- Starring
- Kingsley Ben-Adir, James Norton, Lashana Lynch
- Writers
- Terence Winter, Frank E. Flowers, Zach Baylin, Reinaldo Marcus Green
- Director
- Reinaldo Marcus Green
- Rating
- PG (Canada), PG-13 (United States)
- Running Time
- 104 minutes
- Release Date
- February 14th, 2024
Overall Score
Rating Summary
Famously, among Bob Marley’s final words were those to his son Stephen, when he laid on his deathbed and whispered four words that would forever endure as an encapsulation of the reggae star’s ethos: “Money can’t buy life.” The tragic poignancy of this rejection of the easy answers adds an equally tragic irony to the prospect of Marley being the subject of a dime-a-dozen, musical biopic cash-in, but Bob Marley: One Love aims to present itself as a respectful rendition of the famed musician’s life, hoping to stay true to his message of compassion and unity. Through all its talk of the message and the music taking precedence over all else, Reinaldo Marcus Green’s film is certainly convinced of its own respect for Marley’s legacy; but respect for a subject doesn’t necessarily translate into a meaningful perspective on what they stood for.
Rather than presenting the standard cradle-to-the-grave format of tired musical biopics, One Love begins in 1976 on the eve of Marley’s (Ben-Adir) performance at the Smile Jamaica show, a concert aimed to unify the volatile political factions of his home country at the time. Already the biggest star at home, Marley’s tumultuous lead-up to this controversial event led to an assassination attempt on him and his wife Rita (Lynch), and while he’s still able to perform, the trauma of the shooting leads him abroad to seek out personal growth in the face of a country tearing itself apart. In this moment, audiences follow Marley’s European exile as he and his band attempt to harness these hardships into their international breakout record, Exodus.
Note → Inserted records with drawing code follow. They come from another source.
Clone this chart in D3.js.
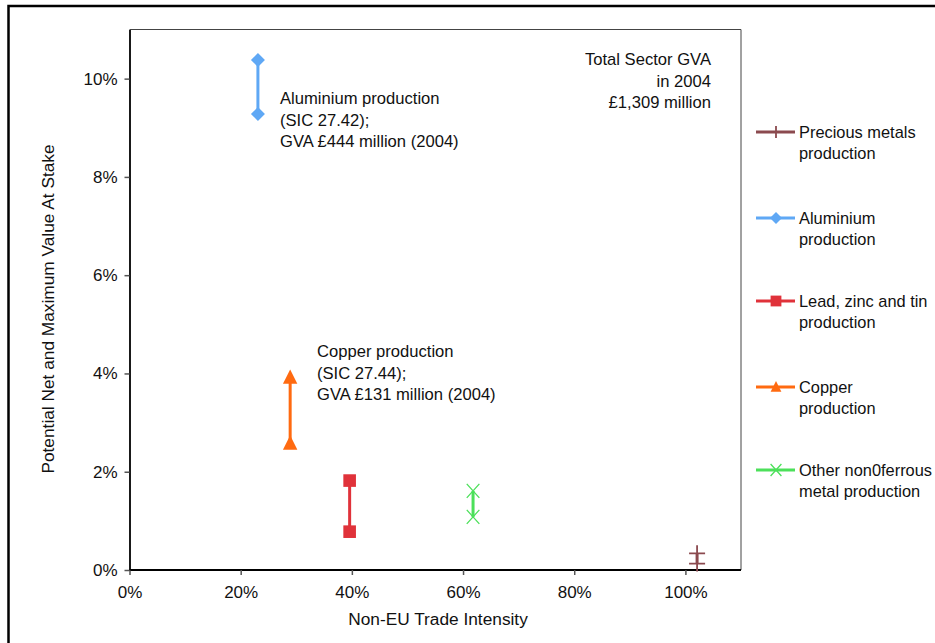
<!DOCTYPE html>
<html><head><meta charset="utf-8">
<script src="https://cdn.jsdelivr.net/npm/d3@7"></script>
<style>body{margin:0;background:#fff;}svg{display:block;font-family:"Liberation Sans",Arial,sans-serif;}</style>
</head><body>
<svg id="c" width="935" height="643"></svg>
<script>
const seriesNames = ["Precious metals production","Aluminium production","Lead, zinc and tin production","Copper production","Other non0ferrous metal production"];
const legendLines = [["Precious metals","production"],["Aluminium","production"],["Lead, zinc and tin","production"],["Copper","production"],["Other non0ferrous","metal production"]];
const colors = ["#8B4A4F","#5FA8F5","#E0323A","#FF6A10","#4CE05A"];
const symbols = ["plus","diamond","square","triangle","x"];
const tradeIntensity = [1.021, 0.231, 0.396, 0.289, 0.618];
const valueMax = [0.0034, 0.1038, 0.0182, 0.0392, 0.0161];
const valueNet = [0.0013, 0.0928, 0.0078, 0.0258, 0.0108];
const xTicks = [0,0.2,0.4,0.6,0.8,1.0];
const yTicks = [0,0.02,0.04,0.06,0.08,0.10];

const svg = d3.select("#c");
svg.append("rect").attr("x",8.5).attr("y",6).attr("width",940).attr("height",650)
  .attr("fill","none").attr("stroke","#000").attr("stroke-width",2.5);

const L=129.5,R=741,T=29.5,B=570;
const x = d3.scaleLinear().domain([0,1.1]).range([L,R]);
const y = d3.scaleLinear().domain([0,0.11]).range([B,T]);

svg.append("path").attr("d",`M${L},${T}H${R}V${B}`).attr("fill","none").attr("stroke","#444").attr("stroke-width",1);

const fmt = d=>Math.round(d*100)+"%";
const gx = svg.append("g").attr("transform",`translate(0,${B})`)
  .call(d3.axisBottom(x).tickValues(xTicks).tickFormat(fmt).tickSize(5).tickPadding(11).tickSizeOuter(0));
const gy = svg.append("g").attr("transform",`translate(${L},0)`)
  .call(d3.axisLeft(y).tickValues(yTicks).tickFormat(fmt).tickSize(5).tickPadding(7).tickSizeOuter(0));
[gx,gy].forEach(g=>{
  g.select(".domain").attr("stroke","#000").attr("stroke-width",1.8);
  g.selectAll(".tick line").attr("stroke","#555").attr("stroke-width",1.5);
  g.selectAll(".tick text").attr("font-size",17).attr("fill","#111").attr("font-family","Liberation Sans, Arial, sans-serif");
});
gx.select(".domain").attr("d",`M${L},0H${R}`);

svg.append("text").attr("x",438).attr("y",625).attr("text-anchor","middle")
  .attr("font-size",17.3).attr("fill","#111").text("Non-EU Trade Intensity");
svg.append("text").attr("transform",`translate(54,309) rotate(-90)`).attr("text-anchor","middle")
  .attr("font-size",17.3).attr("fill","#111").text("Potential Net and Maximum Value At Stake");

function marker(g,type,cx,cy,col,size){
  const s=size;
  if(type==="diamond"){
    g.append("path").attr("d",`M${cx},${cy-s}L${cx+s},${cy}L${cx},${cy+s}L${cx-s},${cy}Z`).attr("fill",col);
  } else if(type==="square"){
    g.append("rect").attr("x",cx-s*0.9).attr("y",cy-s*0.9).attr("width",s*1.8).attr("height",s*1.8).attr("fill",col);
  } else if(type==="triangle"){
    g.append("path").attr("d",`M${cx},${cy-s}L${cx+s*0.9},${cy+s*0.8}L${cx-s*0.9},${cy+s*0.8}Z`).attr("fill",col);
  } else if(type==="x"){
    g.append("path").attr("d",`M${cx-s*0.9},${cy-s}L${cx+s*0.9},${cy+s}M${cx-s*0.9},${cy+s}L${cx+s*0.9},${cy-s}`).attr("stroke",col).attr("stroke-width",1.3).attr("fill","none");
  } else if(type==="plus"){
    g.append("path").attr("d",`M${cx-s},${cy}H${cx+s}M${cx},${cy-s}V${cy+s}`).attr("stroke",col).attr("stroke-width",1.8).attr("fill","none");
  }
}

const sizes=[8,7,7,8,7];
seriesNames.forEach((n,i)=>{
  const g=svg.append("g");
  g.append("line").attr("x1",x(tradeIntensity[i])).attr("x2",x(tradeIntensity[i]))
    .attr("y1",y(valueMax[i])).attr("y2",y(valueNet[i])).attr("stroke",colors[i]).attr("stroke-width",3);
  marker(g,symbols[i],x(tradeIntensity[i]),y(valueMax[i]),colors[i],sizes[i]);
  marker(g,symbols[i],x(tradeIntensity[i]),y(valueNet[i]),colors[i],sizes[i]);
});

function multi(lines,tx,ty,anchor){
  const t=svg.append("text").attr("font-size",16.6).attr("fill","#111").attr("text-anchor",anchor);
  lines.forEach((l,k)=>t.append("tspan").attr("x",tx).attr("y",ty+k*21.5).text(l));
}
multi(["Aluminium production","(SIC 27.42);","GVA £444 million (2004)"],280,104,"start");
multi(["Copper production","(SIC 27.44);","GVA £131 million (2004)"],317,357,"start");
multi(["Total Sector GVA","in 2004","£1,309 million"],711,65,"end");

const legY=[132,218,301,387,470];
legendLines.forEach((ls,i)=>{
  const g=svg.append("g");
  g.append("line").attr("x1",756).attr("x2",795).attr("y1",legY[i]).attr("y2",legY[i]).attr("stroke",colors[i]).attr("stroke-width",3);
  marker(g,symbols[i],776,legY[i],colors[i],6);
  const t=g.append("text").attr("font-size",16.4).attr("fill","#111");
  ls.forEach((l,k)=>t.append("tspan").attr("x",799).attr("y",legY[i]+6+k*21).text(l));
});
</script>
</body></html>
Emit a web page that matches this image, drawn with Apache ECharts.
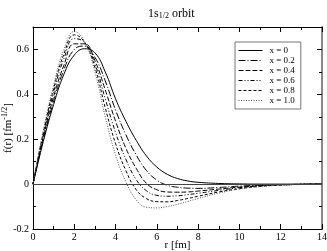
<!DOCTYPE html>
<html><head><meta charset="utf-8">
<script src="https://cdn.jsdelivr.net/npm/echarts@6/dist/echarts.min.js"></script>
<style>html,body{margin:0;padding:0;background:#fff}#c{width:327px;height:251px}</style>
</head><body><div id="c"></div>
<script>
const r      = [0, 0.5, 1, 1.5, 2, 2.5, 3, 3.5, 4, 4.5, 5, 5.5, 6, 6.5, 7, 7.5, 8, 9, 10, 11, 12, 13, 14];
const f_x00  = [0, 0.19, 0.355, 0.49, 0.575, 0.603, 0.585, 0.50, 0.38, 0.28, 0.195, 0.125, 0.076, 0.044, 0.025, 0.014, 0.008, 0.003, 0.001, 0, 0, 0, 0];
const f_x02  = [0, 0.20, 0.37, 0.51, 0.60, 0.615, 0.565, 0.46, 0.33, 0.22, 0.13, 0.06, 0.018, -0.005, -0.014, -0.018, -0.019, -0.015, -0.009, -0.005, -0.002, -0.001, 0];
const f_x04  = [0, 0.21, 0.39, 0.53, 0.625, 0.625, 0.55, 0.42, 0.28, 0.16, 0.07, 0.003, -0.025, -0.035, -0.036, -0.035, -0.031, -0.022, -0.013, -0.007, -0.003, -0.001, 0];
const f_x06  = [0, 0.22, 0.41, 0.56, 0.648, 0.63, 0.535, 0.38, 0.23, 0.11, 0.02, -0.03, -0.05, -0.054, -0.052, -0.047, -0.041, -0.028, -0.016, -0.008, -0.004, -0.001, 0];
const f_x08  = [0, 0.23, 0.425, 0.58, 0.665, 0.632, 0.52, 0.34, 0.18, 0.06, -0.025, -0.065, -0.078, -0.079, -0.073, -0.064, -0.054, -0.035, -0.02, -0.01, -0.004, -0.001, 0];
const f_x10  = [0, 0.24, 0.44, 0.60, 0.68, 0.635, 0.50, 0.30, 0.13, 0.01, -0.07, -0.103, -0.106, -0.10, -0.09, -0.077, -0.064, -0.04, -0.022, -0.011, -0.005, -0.002, 0];
const names  = ['x = 0', 'x = 0.2', 'x = 0.4', 'x = 0.6', 'x = 0.8', 'x = 1.0'];
const xTicks = [0, 2, 4, 6, 8, 10, 12, 14];
const yTicks = [-0.2, 0, 0.2, 0.4, 0.6];

const curves = [f_x00, f_x02, f_x04, f_x06, f_x08, f_x10];
const dashes = ['solid', [7,2,1,2], [5,2], [4,2,1,2,1,2], [3,2], [1,1.5]];
const colors = ['#000', '#000', '#000', '#000', '#000', '#555'];
const FONT = 'Liberation Serif';

const series = curves.map((f, i) => ({
  name: names[i], type: 'line', data: r.map((x, k) => [x, f[k]]),
  xAxisIndex: 0, yAxisIndex: 0,
  showSymbol: false, symbol: 'none', smooth: 0.45,
  lineStyle: {color: colors[i], width: 1, type: dashes[i]},
  itemStyle: {color: colors[i]},
  z: 3, silent: true,
  markLine: i === 0 ? {symbol: 'none', silent: true, label: {show: false},
    lineStyle: {color: '#444', width: 1, type: 'solid'}, data: [{yAxis: 0}]} : undefined
}));

const tick = {show: true, inside: true, length: 5, lineStyle: {color: '#000'}};
const minor = {show: true, splitNumber: 2, length: 3, lineStyle: {color: '#000'}};

const chart = echarts.init(document.getElementById('c'), null, {renderer: 'canvas'});
chart.setOption({
  animation: false,
  backgroundColor: '#fff',
  title: {
    text: '{a|1s}{s|1/2}{a| orbit}', left: 143, top: 2,
    textStyle: {fontWeight: 'normal', rich: {
      a: {fontFamily: FONT, fontSize: 12, color: '#000', fontWeight: 'normal'},
      s: {fontFamily: FONT, fontSize: 8, color: '#000', fontWeight: 'normal', padding: [5, 0, 0, 0]}
    }}
  },
  grid: {left: 33, right: 5, top: 27, bottom: 22, containLabel: false, outerBoundsMode: 'none'},
  legend: {
    orient: 'vertical', left: 235, top: 42, width: 70,
    itemWidth: 24, itemHeight: 8, itemGap: 1, padding: [4, 6, 4, 3],
    borderColor: '#777', borderWidth: 1, backgroundColor: '#fff',
    itemStyle: {color: 'rgba(0,0,0,0)', borderWidth: 0, opacity: 0},
    lineStyle: {width: 1},
    textStyle: {fontFamily: FONT, fontSize: 9, color: '#000', padding: [0, 0, 0, 2]},
    data: names
  },
  xAxis: [{
    type: 'value', min: 0, max: 14, interval: 2, position: 'bottom',
    name: 'r [fm]', nameLocation: 'middle', nameGap: 11, nameMoveOverlap: false,
    nameTextStyle: {fontFamily: FONT, fontSize: 11, color: '#000'},
    axisLine: {onZero: false, lineStyle: {color: '#000', width: 1}},
    axisTick: tick, minorTick: minor,
    axisLabel: {fontFamily: FONT, fontSize: 10, color: '#000', margin: 3,
      formatter: v => xTicks.includes(v) ? String(v) : ''},
    splitLine: {show: false}
  }, {
    type: 'value', min: 0, max: 14, interval: 2, position: 'top',
    axisLine: {onZero: false, lineStyle: {color: '#000', width: 1}},
    axisTick: tick, minorTick: minor, axisLabel: {show: false}, splitLine: {show: false}
  }],
  yAxis: [{
    type: 'value', min: -0.2, max: 0.7, interval: 0.2, position: 'left',
    name: '{a|f(r) [fm}{s|-1/2}{a|]}', nameLocation: 'middle', nameGap: 18, nameRotate: 90,
    nameMoveOverlap: false,
    nameTextStyle: {rich: {
      a: {fontFamily: FONT, fontSize: 11, color: '#000'},
      s: {fontFamily: FONT, fontSize: 8, color: '#000', padding: [0, 0, 6, 0]}
    }},
    axisLine: {onZero: false, lineStyle: {color: '#000', width: 1}},
    axisTick: tick, minorTick: minor,
    axisLabel: {fontFamily: FONT, fontSize: 10, color: '#000', margin: 4, showMaxLabel: false,
      formatter: v => {const t = yTicks.find(y => Math.abs(y - v) < 1e-6); return t === undefined ? '' : String(t);}},
    splitLine: {show: false}
  }, {
    type: 'value', min: -0.2, max: 0.7, interval: 0.2, position: 'right',
    axisLine: {onZero: false, lineStyle: {color: '#888', width: 2}},
    axisTick: tick, minorTick: minor, axisLabel: {show: false}, splitLine: {show: false}
  }],
  series: series
});
</script></body></html>
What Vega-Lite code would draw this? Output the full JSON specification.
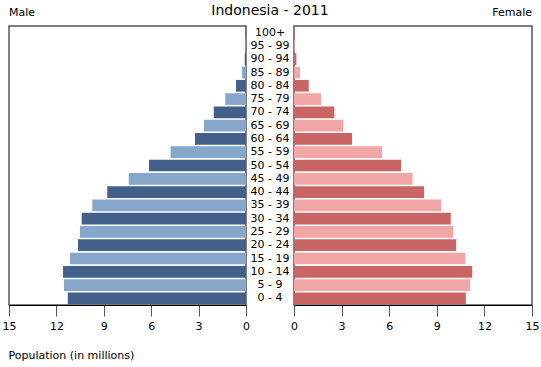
{
  "$schema": "https://vega.github.io/schema/vega-lite/v6.json",
  "padding": {"left": 1, "top": 4, "right": 3, "bottom": 2},
  "spacing": 0,
  "bounds": "flush",
  "config": {
    "font": "DejaVu Sans",
    "view": {"stroke": "#555", "strokeWidth": 1.5},
    "concat": {"spacing": 0},
    "axis": {"labelFont": "DejaVu Sans", "titleFont": "DejaVu Sans", "labelFlush": false}
  },
  "data": {
    "values": [
      {"age": "0 - 4", "male": 11.28, "female": 10.83},
      {"age": "5 - 9", "male": 11.52, "female": 11.10},
      {"age": "10 - 14", "male": 11.58, "female": 11.23},
      {"age": "15 - 19", "male": 11.14, "female": 10.79},
      {"age": "20 - 24", "male": 10.63, "female": 10.22},
      {"age": "25 - 29", "male": 10.51, "female": 10.03},
      {"age": "30 - 34", "male": 10.40, "female": 9.88},
      {"age": "35 - 39", "male": 9.73, "female": 9.27},
      {"age": "40 - 44", "male": 8.78, "female": 8.20},
      {"age": "45 - 49", "male": 7.42, "female": 7.47},
      {"age": "50 - 54", "male": 6.14, "female": 6.75},
      {"age": "55 - 59", "male": 4.77, "female": 5.55},
      {"age": "60 - 64", "male": 3.23, "female": 3.66},
      {"age": "65 - 69", "male": 2.66, "female": 3.11},
      {"age": "70 - 74", "male": 2.04, "female": 2.54},
      {"age": "75 - 79", "male": 1.31, "female": 1.70},
      {"age": "80 - 84", "male": 0.63, "female": 0.93},
      {"age": "85 - 89", "male": 0.25, "female": 0.38},
      {"age": "90 - 94", "male": 0.08, "female": 0.15},
      {"age": "95 - 99", "male": 0.03, "female": 0.05},
      {"age": "100+", "male": 0.02, "female": 0.03}
    ]
  },
  "hconcat": [
    {
      "width": 237,
      "height": 279,
      "title": {"text": "Male", "anchor": "start", "frame": "group", "fontSize": 11, "fontWeight": "normal", "font": "DejaVu Sans", "offset": 8, "color": "#000"},
      "mark": {"type": "bar"},
      "encoding": {
        "y": {"field": "age", "type": "nominal", "axis": null,
              "sort": ["100+","95 - 99","90 - 94","85 - 89","80 - 84","75 - 79","70 - 74","65 - 69","60 - 64","55 - 59","50 - 54","45 - 49","40 - 44","35 - 39","30 - 34","25 - 29","20 - 24","15 - 19","10 - 14","5 - 9","0 - 4"],
              "scale": {"paddingInner": 0.12, "paddingOuter": 0.06}},
        "x": {"field": "male", "type": "quantitative",
              "scale": {"domain": [0, 15], "reverse": true, "nice": false},
              "axis": {"values": [0, 3, 6, 9, 12, 15], "grid": false, "tickSize": 11, "labelFontSize": 11, "labelColor": "#000", "domainColor": "#000", "tickColor": "#555", "labelPadding": 4,
                       "title": "Population (in millions)", "titleFontSize": 11, "titleFontWeight": "normal", "titleX": -1, "titleY": 53, "titleAlign": "left", "titleBaseline": "alphabetic", "titleAnchor": null, "titleColor": "#000"}},
        "color": {"field": "age", "type": "nominal", "legend": null,
                  "scale": {"domain": ["0 - 4","5 - 9","10 - 14","15 - 19","20 - 24","25 - 29","30 - 34","35 - 39","40 - 44","45 - 49","50 - 54","55 - 59","60 - 64","65 - 69","70 - 74","75 - 79","80 - 84","85 - 89","90 - 94","95 - 99","100+"],
                            "range": ["#43608a","#87a6cc","#43608a","#87a6cc","#43608a","#87a6cc","#43608a","#87a6cc","#43608a","#87a6cc","#43608a","#87a6cc","#43608a","#87a6cc","#43608a","#87a6cc","#43608a","#87a6cc","#43608a","#87a6cc","#43608a"]}}
      }
    },
    {
      "width": 48,
      "height": 279,
      "view": {"stroke": null},
      "title": {"text": "Indonesia - 2011", "anchor": "middle", "frame": "group", "fontSize": 14, "fontWeight": "normal", "font": "DejaVu Sans", "offset": 8, "color": "#000"},
      "mark": {"type": "text", "fontSize": 11, "font": "DejaVu Sans", "color": "#000"},
      "encoding": {
        "y": {"field": "age", "type": "nominal", "axis": null,
              "sort": ["100+","95 - 99","90 - 94","85 - 89","80 - 84","75 - 79","70 - 74","65 - 69","60 - 64","55 - 59","50 - 54","45 - 49","40 - 44","35 - 39","30 - 34","25 - 29","20 - 24","15 - 19","10 - 14","5 - 9","0 - 4"],
              "scale": {"paddingInner": 0.12, "paddingOuter": 0.06}},
        "text": {"field": "age"}
      }
    },
    {
      "width": 238,
      "height": 279,
      "title": {"text": "Female", "anchor": "end", "frame": "group", "fontSize": 11, "fontWeight": "normal", "font": "DejaVu Sans", "offset": 8, "color": "#000"},
      "mark": {"type": "bar"},
      "encoding": {
        "y": {"field": "age", "type": "nominal", "axis": null,
              "sort": ["100+","95 - 99","90 - 94","85 - 89","80 - 84","75 - 79","70 - 74","65 - 69","60 - 64","55 - 59","50 - 54","45 - 49","40 - 44","35 - 39","30 - 34","25 - 29","20 - 24","15 - 19","10 - 14","5 - 9","0 - 4"],
              "scale": {"paddingInner": 0.12, "paddingOuter": 0.06}},
        "x": {"field": "female", "type": "quantitative",
              "scale": {"domain": [0, 15], "nice": false},
              "axis": {"values": [0, 3, 6, 9, 12, 15], "grid": false, "tickSize": 11, "labelFontSize": 11, "labelColor": "#000", "domainColor": "#000", "tickColor": "#555", "labelPadding": 4, "title": null}},
        "color": {"field": "age", "type": "nominal", "legend": null,
                  "scale": {"domain": ["0 - 4","5 - 9","10 - 14","15 - 19","20 - 24","25 - 29","30 - 34","35 - 39","40 - 44","45 - 49","50 - 54","55 - 59","60 - 64","65 - 69","70 - 74","75 - 79","80 - 84","85 - 89","90 - 94","95 - 99","100+"],
                            "range": ["#c96565","#f2a6a6","#c96565","#f2a6a6","#c96565","#f2a6a6","#c96565","#f2a6a6","#c96565","#f2a6a6","#c96565","#f2a6a6","#c96565","#f2a6a6","#c96565","#f2a6a6","#c96565","#f2a6a6","#c96565","#f2a6a6","#c96565"]}}
      }
    }
  ],
  "resolve": {"scale": {"color": "independent", "x": "independent"}}
}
It’s been said many times, especially recently, that the best approach to a biographical film is to focus on a specific period in the person’s life—a particular moment in their journey that cuts through all the bland, Wikipedia-style ramblings and delivers a succinct reading of who this person was at their core. In starting with Marley at the height of his fame, One Love seems to heed this advice at first. But this is where Green and his bevy of screenwriters get clever, for this particular moment in the mid-’70s does in fact find Marley at the height of his fame… in his native Jamaica, that is. Worldwide, Marley’s name still had new peaks to reach, so after this refreshingly disarming setup, the film traps audiences back into the same montage-heavy success story they have seen time and again; with the film’s selective use of formative flashbacks, Green simply rearranges the tired formula nonlinearly, offering as his “distinct” vision virtually the same rubric seen to the tune of Johnny Cash’s guitar, Elton John’s piano or the seismic power of Freddie Mercury’s moustache.
Narratively, Bob Marley: One Love has little creativity to bring to the recording booth, and visually, the film comes up just as empty. Robert Elswit—most famous for his energetic work with Paul Thomas Anderson—shoots the story with a surprising anonymity uncharacteristic of a film that opens with the Paramount logo tinted with the colours of the Jamaican flag, while the reggae soundtrack runs through just about all the hits one would expect from a film of this sort; at least Ben-Adir sounds like he’s actually performing these jams. To that end, as is customary, One Love follows the tradition of its forebears in being most significant as a showcase for its leading actor’s transformation. Ben-Adir probably won’t be sweeping any prizes—and the film’s shift from its awards-friendly limited January release to an innocuous Valentine’s Day drop hints that the studio didn’t think so, either—but his respectably tame but enriched embodiment of Marley’s mannerisms never once leaves one distracted with reminders that they are watching the same guy who played Malcolm X less than four years ago.
There are certainly flashes within Bob Marley: One Love of a film that wants to have a genuine personality (at least after getting past its hilariously generic title); in particular, Reinaldo Marcus Green’s utter refusal to dilute the characters’ Jamaican patois dialect for a Euro-American audience points to a desire to stay true to the spirit of his subject and the honesty he stood for. That being said, all semblance of passion that ostensibly comes from Marley’s own relatives taking on producer roles is dissipated by their refusal to take any chances on material that hits so close to home. As with most biopics, One Love depicts a period in its subject’s creative process where they began to experiment and deviate from the norms that were beginning to grow stale; as with most biopics, One Love, in its own artistic path, fails at that exact task.